Aktuelle Neurologie 2008; 35 - V45
DOI: 10.1055/s-0028-1086481

Diagnostische Bedeutung der intrathekalen Synthese von gegen Varizella-Zoster-Virus gerichteten Antikörpern und Ätiologie der peripheren Fazialisparese: eine retrospektive Studie

K Henkel 1, R Nau 1, A Spreer 1
  • 1Göttingen

Einleitung: Das Spektrum der durch das Varizella-Zoster-Virus (VZV) hervorgerufenen Erkrankungen des zentralen Nervensystems (ZNS) ist breit und reicht von der isolierten Fazialisparese bis zur Meningoenzephalitis. Ein wichtiger Bestandteil der Diagnose ist die vergleichende Bestimmung spezifisch gegen VZV gerichteter Antikörper in Liquor und Serum. Eine intrathekale Synthese (erhöhter VZV-spezifischer Antikörperindex, VZV-AI) spricht für eine aktuelle oder stattgehabte ZNS-Infektion mit VZV, jedoch finden sich erhöhte VZV-AI auch im Rahmen einer polyspezifischen Immunstimulation bei chronisch-entzündlichen ZNS-Prozessen. Eine Abgrenzung dieser unterschiedlichen Erkrankungen kann in untypischen Fällen sehr schwierig sein.
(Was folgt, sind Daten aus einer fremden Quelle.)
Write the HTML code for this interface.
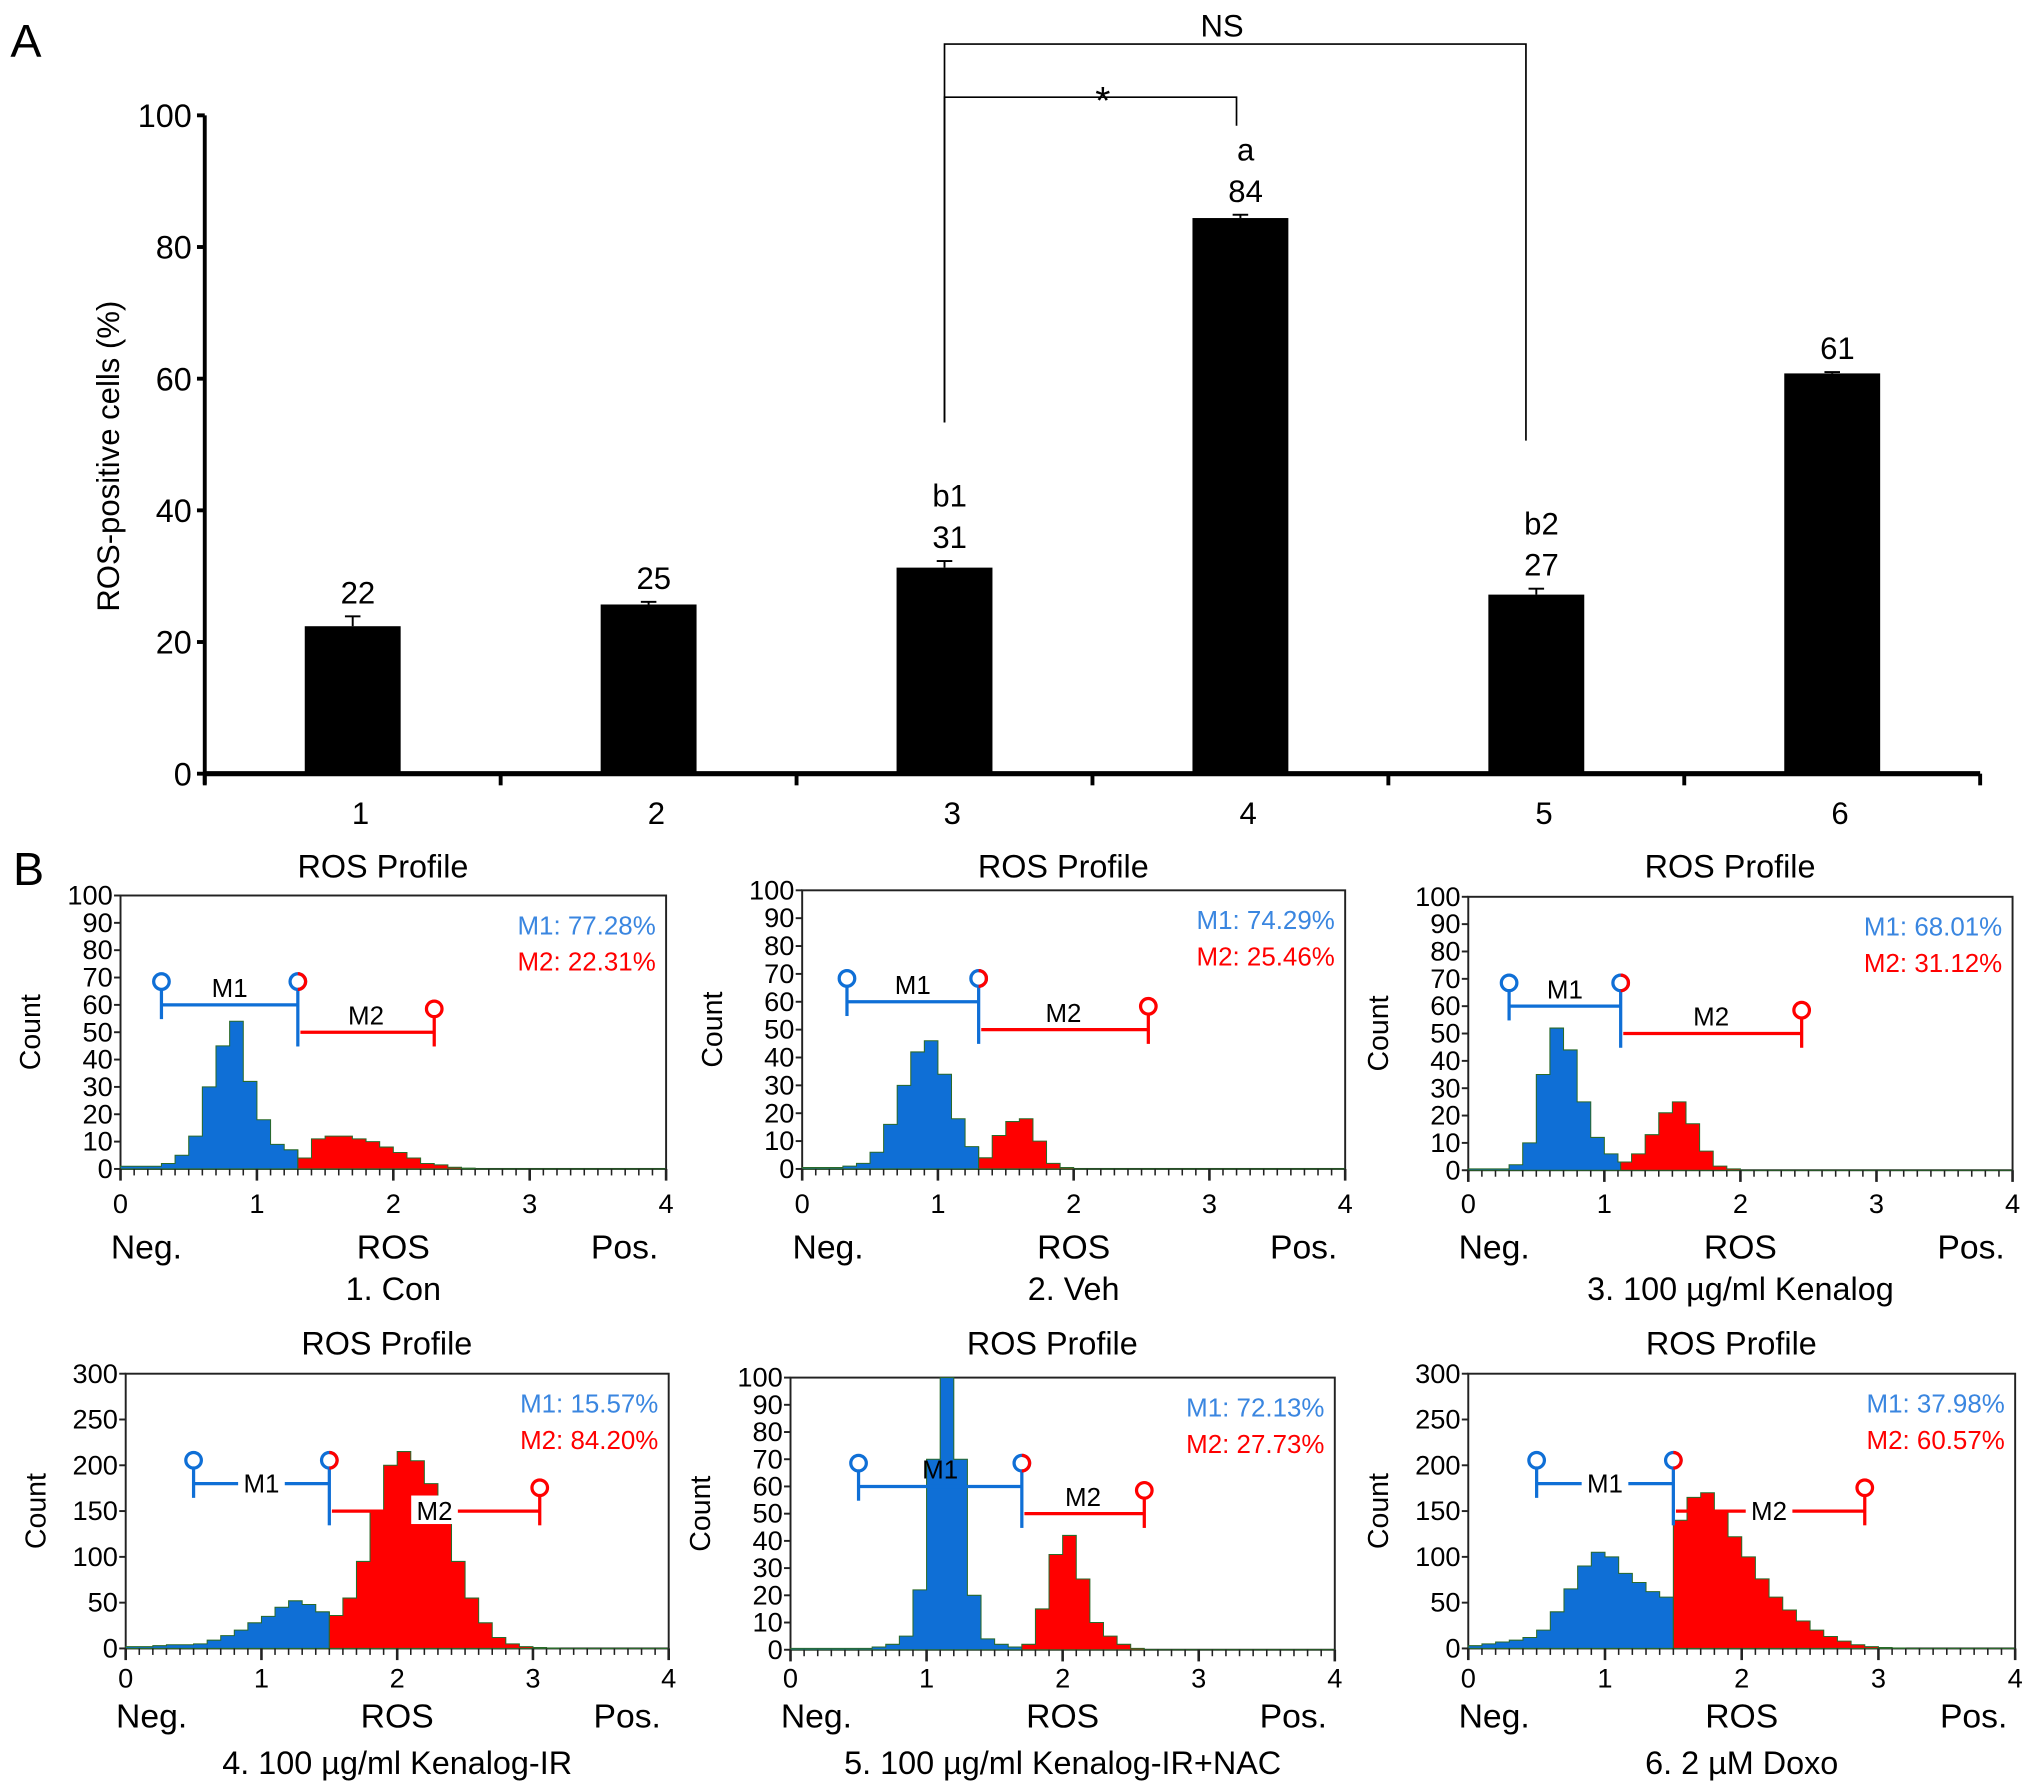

Methoden und Ergebnisse: Nach Erfassung aller zwischen 2002 und 2006 im Neurochemischen Labor bestimmten pathologischen VZV-AI-Werte, wurden die Diagnosen all der in der Universitätsmedizin Göttingen (UMG) behandelten Patienten (n=297) retrospektiv analysiert. In 23,6% der Fälle ließ sich ein erhöhter VZV-AI auf eine VZV-bedingte Erkrankung des ZNS zurückführen, in 8,1% auf eine Infektion mit anderen humanen Herpesviren. 28,3% der Patienten litten entsprechend der modifizierten McDonald-Kriterien an einer Multiple Sklerose (MS), bei 18,2% bestand der Verdacht auf eine MS und bei weiteren 13% wurden andere sichere oder unklare chronisch-entzündliche ZNS-Prozesse diagnostiziert. Des Weiteren wurden anhand der Daten des Neurochemischen Labors sowie des zentralen Diagnose-Dokumentationssystems alle Patienten ermittelt, die von 2002–2004 aufgrund einer neu aufgetretenen peripheren Fazialisparese in der UMG behandelt wurden (n=387). In 26,6% lag der peripheren Fazialisparese eine infektiöse Ursache zugrunde. Ursächlicher Erreger der peripheren Fazialisparese war im Erwachsenenalter in je 1/3 der Fälle VZV und Borrelien, bei Kindern hingegen war VZV selten, hier dominierten Borrelieninfektionen mit 80%.

Schlussfolgerung: Ein erhöhter VZV-AI beruhte in ca. 2/3 der Fälle unseres Kollektivs auf einem zerebralen Autoimmunprozess, in nur ¼ der Fälle lag eine ZNS-Infektion mit VZV zugrunde. Ebenfalls wurde nur ca. ¼ aller infektiös bedingten Fazialisparesen durch VZV verursacht. Durch eine systematische Datenerhebung und Zuordnung liefert diese retrospektive Analyse einen Überblick über die Ursachen einer intrathekalen Antikörpersynthese gegen VZV und soll als Hilfsmittel in der differentialdiagnostischen Einordnung unklarer ZNS-Erkrankungen dienen.